The good thing about any narrative, it resonates with different people on different levels.

The blog post is in deed titled "10,000 times faster Swift". I though it will be a catchy title even though 6 seconds to 0.35 ms is not factor of 10,000.

I thought about renaming the title to 500 times faster Swift, which would be rathe more accurate insight of current findings, but than what the hack. It's a blog post. I didn't published a scientific paper. I just reflected on my resent work.

The main points of the Blog posts wehere anyways about how it is possible to make low level optimisations to make Swift programs faster. And as a matter of fact the Loop-invariant code motion was a valid technique to get the same result. Result being sum of payload content. The compiler was smarter than me. It gave me the same result doing 250times less work. I find it impressive.

I must be honest I am not fluent in assembly this is why I could not figure it out by myself.

Was I suspicious? Absolutely!!! But the facts were in my face.

Shouldn't I publish an article, where I am not sure why I got what I got? If I wouldn't publish the article, I would not figured out the truth and wouldn't learned form this experience.

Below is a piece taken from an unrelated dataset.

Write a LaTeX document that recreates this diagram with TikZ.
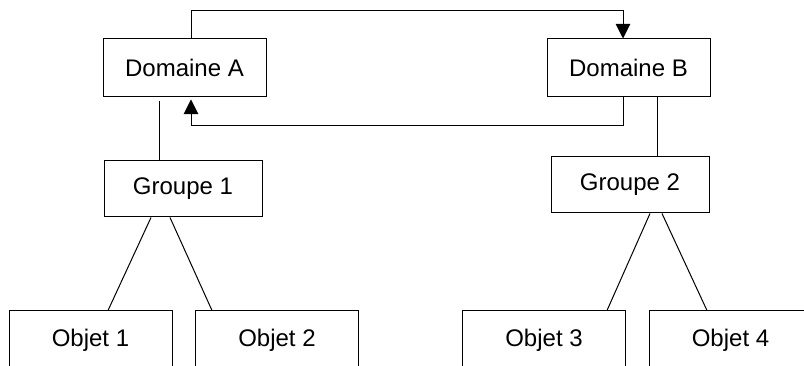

And after all, this post is about performance pitfalls in Swift language. The comparison with C was almost accidental. I would compare it with C++ if I would have a Windows machine, as the benchmark for C++ project has Windows specific code. I also consulted with the author of flatcc, who is much more relaxed about my blog post than you are :)

This blog post is about learning something. I learned something before I wrote this post I shared it and now I learned even more.

You should try it yourself.

Maybe not as satisfying as criticising, but it also has it's moments.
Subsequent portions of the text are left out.